━━ Entries supplied
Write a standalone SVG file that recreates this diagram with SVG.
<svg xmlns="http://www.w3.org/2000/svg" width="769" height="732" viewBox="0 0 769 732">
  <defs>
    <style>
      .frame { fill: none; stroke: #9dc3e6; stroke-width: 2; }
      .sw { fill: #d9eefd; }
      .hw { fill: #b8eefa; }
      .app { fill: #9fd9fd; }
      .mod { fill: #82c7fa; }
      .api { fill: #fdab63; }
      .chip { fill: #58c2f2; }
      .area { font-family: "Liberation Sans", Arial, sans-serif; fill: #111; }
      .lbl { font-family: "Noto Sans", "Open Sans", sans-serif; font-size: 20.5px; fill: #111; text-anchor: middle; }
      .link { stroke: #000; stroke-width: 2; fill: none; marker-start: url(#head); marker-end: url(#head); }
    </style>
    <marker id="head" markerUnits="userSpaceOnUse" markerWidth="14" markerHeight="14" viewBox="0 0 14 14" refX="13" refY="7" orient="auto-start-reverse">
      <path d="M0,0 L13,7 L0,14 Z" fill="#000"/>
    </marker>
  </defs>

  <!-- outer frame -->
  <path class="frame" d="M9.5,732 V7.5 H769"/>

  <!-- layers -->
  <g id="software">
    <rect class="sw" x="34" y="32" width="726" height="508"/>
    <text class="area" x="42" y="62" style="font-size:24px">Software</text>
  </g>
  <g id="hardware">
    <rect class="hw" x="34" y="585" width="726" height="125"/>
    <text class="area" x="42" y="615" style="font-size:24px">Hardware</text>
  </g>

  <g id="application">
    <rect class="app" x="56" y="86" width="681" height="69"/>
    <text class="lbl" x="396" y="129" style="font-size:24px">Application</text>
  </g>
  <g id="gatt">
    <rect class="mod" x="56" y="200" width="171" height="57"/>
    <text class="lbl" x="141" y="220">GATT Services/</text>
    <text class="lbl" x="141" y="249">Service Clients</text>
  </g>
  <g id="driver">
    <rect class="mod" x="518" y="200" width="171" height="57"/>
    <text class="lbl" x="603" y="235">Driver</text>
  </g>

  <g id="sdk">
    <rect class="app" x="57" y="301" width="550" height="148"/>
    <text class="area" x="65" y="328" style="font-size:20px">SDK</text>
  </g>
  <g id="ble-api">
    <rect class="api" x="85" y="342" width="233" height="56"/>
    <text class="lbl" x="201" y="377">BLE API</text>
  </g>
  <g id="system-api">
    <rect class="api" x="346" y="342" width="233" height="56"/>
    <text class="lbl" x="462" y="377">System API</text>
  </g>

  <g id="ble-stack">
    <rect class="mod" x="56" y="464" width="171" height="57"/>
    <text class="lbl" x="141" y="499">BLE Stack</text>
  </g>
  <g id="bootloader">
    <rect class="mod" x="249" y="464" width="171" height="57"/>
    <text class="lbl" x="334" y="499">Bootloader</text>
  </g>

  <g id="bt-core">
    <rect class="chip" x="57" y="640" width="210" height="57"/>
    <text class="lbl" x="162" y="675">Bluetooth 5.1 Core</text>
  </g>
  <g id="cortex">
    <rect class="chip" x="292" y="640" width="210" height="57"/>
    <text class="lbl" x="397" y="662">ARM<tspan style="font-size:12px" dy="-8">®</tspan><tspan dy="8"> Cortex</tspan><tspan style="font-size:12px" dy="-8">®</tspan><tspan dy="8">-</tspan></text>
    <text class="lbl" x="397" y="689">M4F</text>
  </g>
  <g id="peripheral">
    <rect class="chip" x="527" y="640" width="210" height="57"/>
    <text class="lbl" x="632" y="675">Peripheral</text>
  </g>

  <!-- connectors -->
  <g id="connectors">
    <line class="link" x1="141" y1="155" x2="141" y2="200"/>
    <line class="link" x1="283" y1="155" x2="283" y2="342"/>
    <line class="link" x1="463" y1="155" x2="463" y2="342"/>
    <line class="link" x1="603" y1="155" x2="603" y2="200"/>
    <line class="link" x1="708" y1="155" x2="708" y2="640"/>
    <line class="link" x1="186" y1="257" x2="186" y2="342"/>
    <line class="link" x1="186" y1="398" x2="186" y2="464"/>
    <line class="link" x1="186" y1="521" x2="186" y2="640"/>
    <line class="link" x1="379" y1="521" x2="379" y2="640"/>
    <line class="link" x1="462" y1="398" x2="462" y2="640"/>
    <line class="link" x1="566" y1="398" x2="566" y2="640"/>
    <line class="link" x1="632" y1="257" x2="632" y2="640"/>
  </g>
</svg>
━━━━
━━ Entries supplied
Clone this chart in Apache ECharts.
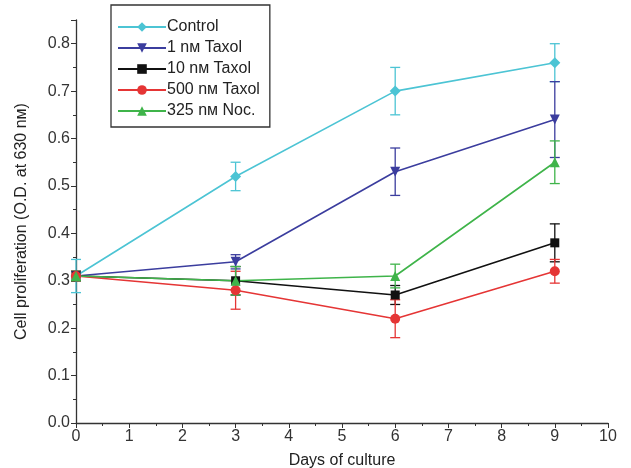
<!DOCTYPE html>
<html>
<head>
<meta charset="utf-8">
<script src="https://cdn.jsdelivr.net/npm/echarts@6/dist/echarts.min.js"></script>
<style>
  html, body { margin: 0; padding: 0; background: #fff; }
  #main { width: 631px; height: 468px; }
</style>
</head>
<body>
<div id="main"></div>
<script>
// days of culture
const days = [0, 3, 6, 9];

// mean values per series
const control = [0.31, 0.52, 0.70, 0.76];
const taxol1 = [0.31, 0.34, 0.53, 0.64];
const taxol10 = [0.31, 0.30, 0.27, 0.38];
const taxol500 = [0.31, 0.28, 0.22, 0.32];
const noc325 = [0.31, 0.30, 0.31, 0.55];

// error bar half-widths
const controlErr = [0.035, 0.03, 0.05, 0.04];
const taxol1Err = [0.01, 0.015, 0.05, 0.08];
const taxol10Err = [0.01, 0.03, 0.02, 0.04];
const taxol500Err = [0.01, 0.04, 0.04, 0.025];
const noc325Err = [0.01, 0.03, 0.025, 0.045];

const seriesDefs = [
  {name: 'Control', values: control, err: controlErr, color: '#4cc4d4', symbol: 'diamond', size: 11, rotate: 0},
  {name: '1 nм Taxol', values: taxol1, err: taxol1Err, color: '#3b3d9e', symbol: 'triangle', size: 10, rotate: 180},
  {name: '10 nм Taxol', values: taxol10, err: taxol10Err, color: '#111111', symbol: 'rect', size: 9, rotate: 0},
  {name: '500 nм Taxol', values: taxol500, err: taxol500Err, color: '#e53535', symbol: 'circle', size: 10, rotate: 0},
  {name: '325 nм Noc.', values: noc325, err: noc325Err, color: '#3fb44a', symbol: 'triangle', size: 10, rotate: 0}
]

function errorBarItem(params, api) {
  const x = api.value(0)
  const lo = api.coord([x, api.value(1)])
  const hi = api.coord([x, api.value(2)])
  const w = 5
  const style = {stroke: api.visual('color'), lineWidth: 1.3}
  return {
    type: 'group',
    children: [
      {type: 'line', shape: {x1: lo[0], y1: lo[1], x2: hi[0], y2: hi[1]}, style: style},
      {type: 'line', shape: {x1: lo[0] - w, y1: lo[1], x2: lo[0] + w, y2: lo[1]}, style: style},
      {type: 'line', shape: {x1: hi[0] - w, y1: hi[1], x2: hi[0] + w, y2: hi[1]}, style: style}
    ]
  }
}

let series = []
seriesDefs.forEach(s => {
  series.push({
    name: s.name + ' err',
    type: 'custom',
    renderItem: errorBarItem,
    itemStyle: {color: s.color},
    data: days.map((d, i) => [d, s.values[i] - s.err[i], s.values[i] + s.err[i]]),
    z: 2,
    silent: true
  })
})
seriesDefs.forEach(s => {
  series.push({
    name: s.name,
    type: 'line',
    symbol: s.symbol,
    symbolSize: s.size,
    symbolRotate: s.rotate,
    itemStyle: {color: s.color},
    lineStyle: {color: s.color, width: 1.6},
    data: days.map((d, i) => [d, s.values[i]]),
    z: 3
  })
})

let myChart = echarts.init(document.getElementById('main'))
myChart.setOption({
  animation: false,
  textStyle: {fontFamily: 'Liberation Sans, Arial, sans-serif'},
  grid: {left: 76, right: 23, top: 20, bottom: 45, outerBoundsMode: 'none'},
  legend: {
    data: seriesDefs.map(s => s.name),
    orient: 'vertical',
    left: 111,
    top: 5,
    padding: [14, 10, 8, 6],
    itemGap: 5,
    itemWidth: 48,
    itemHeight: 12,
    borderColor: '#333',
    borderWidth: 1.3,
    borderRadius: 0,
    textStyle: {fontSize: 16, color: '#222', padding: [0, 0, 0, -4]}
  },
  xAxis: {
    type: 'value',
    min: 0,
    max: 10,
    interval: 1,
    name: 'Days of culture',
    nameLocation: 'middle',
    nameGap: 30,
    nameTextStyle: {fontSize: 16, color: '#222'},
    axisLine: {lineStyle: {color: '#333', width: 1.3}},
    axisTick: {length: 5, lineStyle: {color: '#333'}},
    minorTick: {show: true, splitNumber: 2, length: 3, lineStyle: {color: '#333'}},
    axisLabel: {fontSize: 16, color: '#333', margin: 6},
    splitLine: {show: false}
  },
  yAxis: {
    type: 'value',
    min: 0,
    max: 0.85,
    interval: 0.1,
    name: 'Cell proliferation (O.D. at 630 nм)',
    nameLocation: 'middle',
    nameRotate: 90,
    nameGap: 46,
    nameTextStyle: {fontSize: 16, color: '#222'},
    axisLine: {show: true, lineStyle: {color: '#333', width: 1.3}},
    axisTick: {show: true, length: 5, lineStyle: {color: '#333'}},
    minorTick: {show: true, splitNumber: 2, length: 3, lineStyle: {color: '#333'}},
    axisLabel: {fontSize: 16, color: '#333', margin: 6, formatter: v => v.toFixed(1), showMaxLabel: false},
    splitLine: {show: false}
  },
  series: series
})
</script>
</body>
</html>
━━━━
━━ Entries supplied
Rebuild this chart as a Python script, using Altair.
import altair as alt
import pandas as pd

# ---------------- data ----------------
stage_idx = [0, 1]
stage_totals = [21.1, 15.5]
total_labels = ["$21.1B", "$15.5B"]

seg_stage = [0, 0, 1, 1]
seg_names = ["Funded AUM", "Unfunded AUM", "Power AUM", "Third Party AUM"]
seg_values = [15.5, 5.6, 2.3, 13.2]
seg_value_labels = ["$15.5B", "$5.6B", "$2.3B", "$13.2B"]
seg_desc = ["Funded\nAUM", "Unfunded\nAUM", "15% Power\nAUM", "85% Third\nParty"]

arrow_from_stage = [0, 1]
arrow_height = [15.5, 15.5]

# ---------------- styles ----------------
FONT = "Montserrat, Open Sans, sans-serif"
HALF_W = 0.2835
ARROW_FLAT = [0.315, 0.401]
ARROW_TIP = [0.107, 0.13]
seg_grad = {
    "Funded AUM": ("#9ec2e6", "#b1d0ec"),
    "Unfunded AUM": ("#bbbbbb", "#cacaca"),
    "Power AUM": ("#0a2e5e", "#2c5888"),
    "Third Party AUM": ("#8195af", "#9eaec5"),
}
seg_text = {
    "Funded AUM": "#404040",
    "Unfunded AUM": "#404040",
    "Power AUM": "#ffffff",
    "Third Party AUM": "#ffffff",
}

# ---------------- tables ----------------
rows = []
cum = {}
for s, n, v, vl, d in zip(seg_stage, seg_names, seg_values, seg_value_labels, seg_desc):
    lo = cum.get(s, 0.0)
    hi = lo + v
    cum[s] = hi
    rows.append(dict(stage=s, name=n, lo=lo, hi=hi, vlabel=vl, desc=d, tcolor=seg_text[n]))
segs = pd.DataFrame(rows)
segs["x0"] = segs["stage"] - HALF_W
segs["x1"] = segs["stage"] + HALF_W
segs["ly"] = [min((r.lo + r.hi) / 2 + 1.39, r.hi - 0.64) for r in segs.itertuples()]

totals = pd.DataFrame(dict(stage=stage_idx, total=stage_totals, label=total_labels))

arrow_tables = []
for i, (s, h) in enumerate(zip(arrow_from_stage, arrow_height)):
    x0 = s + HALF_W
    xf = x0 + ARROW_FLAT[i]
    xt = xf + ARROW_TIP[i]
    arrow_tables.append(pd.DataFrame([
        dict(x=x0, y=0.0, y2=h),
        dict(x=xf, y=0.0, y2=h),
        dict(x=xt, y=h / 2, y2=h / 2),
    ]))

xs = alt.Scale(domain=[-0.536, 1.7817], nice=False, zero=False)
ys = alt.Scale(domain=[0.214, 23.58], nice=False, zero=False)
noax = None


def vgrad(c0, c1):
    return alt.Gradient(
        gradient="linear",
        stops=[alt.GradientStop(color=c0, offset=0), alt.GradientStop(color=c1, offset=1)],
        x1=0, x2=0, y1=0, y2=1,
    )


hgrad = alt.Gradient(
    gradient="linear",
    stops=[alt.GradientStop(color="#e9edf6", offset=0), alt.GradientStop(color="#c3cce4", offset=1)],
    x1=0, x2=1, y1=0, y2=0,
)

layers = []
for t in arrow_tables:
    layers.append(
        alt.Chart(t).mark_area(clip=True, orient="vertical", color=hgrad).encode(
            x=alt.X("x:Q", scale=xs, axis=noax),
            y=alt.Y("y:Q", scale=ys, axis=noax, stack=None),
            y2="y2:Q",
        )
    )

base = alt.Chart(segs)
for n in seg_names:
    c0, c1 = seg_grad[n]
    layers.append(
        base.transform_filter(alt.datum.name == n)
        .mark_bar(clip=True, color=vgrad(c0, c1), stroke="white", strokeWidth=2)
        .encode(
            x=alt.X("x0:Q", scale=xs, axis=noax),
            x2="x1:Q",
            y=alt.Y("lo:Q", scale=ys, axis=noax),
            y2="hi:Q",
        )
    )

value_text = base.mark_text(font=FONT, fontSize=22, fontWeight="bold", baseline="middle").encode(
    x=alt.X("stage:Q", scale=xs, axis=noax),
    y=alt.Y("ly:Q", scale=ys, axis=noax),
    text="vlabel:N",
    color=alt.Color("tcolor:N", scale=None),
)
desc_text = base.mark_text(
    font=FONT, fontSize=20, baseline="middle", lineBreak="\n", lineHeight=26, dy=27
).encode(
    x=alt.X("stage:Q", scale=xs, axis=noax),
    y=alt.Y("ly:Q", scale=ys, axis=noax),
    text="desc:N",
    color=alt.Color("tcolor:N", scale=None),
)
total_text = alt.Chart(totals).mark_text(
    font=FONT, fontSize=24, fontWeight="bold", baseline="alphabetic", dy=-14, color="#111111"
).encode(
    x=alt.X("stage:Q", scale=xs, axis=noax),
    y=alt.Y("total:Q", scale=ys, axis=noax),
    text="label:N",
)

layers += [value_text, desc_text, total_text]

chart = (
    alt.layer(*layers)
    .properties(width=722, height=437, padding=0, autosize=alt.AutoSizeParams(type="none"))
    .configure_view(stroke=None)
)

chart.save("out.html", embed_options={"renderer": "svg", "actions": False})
━━━━
__The exercise__: Return exactly the lines from the one with "Clone this chart in Apache ECharts." to the one with "const noc325Err = [0.01, 0.03, 0.025, 0.045];", both ends kept, and only those. Images are left out.

__Correct output__:
Clone this chart in Apache ECharts.
<!DOCTYPE html>
<html>
<head>
<meta charset="utf-8">
<script src="https://cdn.jsdelivr.net/npm/echarts@6/dist/echarts.min.js"></script>
<style>
  html, body { margin: 0; padding: 0; background: #fff; }
  #main { width: 631px; height: 468px; }
</style>
</head>
<body>
<div id="main"></div>
<script>
// days of culture
const days = [0, 3, 6, 9];

// mean values per series
const control = [0.31, 0.52, 0.70, 0.76];
const taxol1 = [0.31, 0.34, 0.53, 0.64];
const taxol10 = [0.31, 0.30, 0.27, 0.38];
const taxol500 = [0.31, 0.28, 0.22, 0.32];
const noc325 = [0.31, 0.30, 0.31, 0.55];

// error bar half-widths
const controlErr = [0.035, 0.03, 0.05, 0.04];
const taxol1Err = [0.01, 0.015, 0.05, 0.08];
const taxol10Err = [0.01, 0.03, 0.02, 0.04];
const taxol500Err = [0.01, 0.04, 0.04, 0.025];
const noc325Err = [0.01, 0.03, 0.025, 0.045];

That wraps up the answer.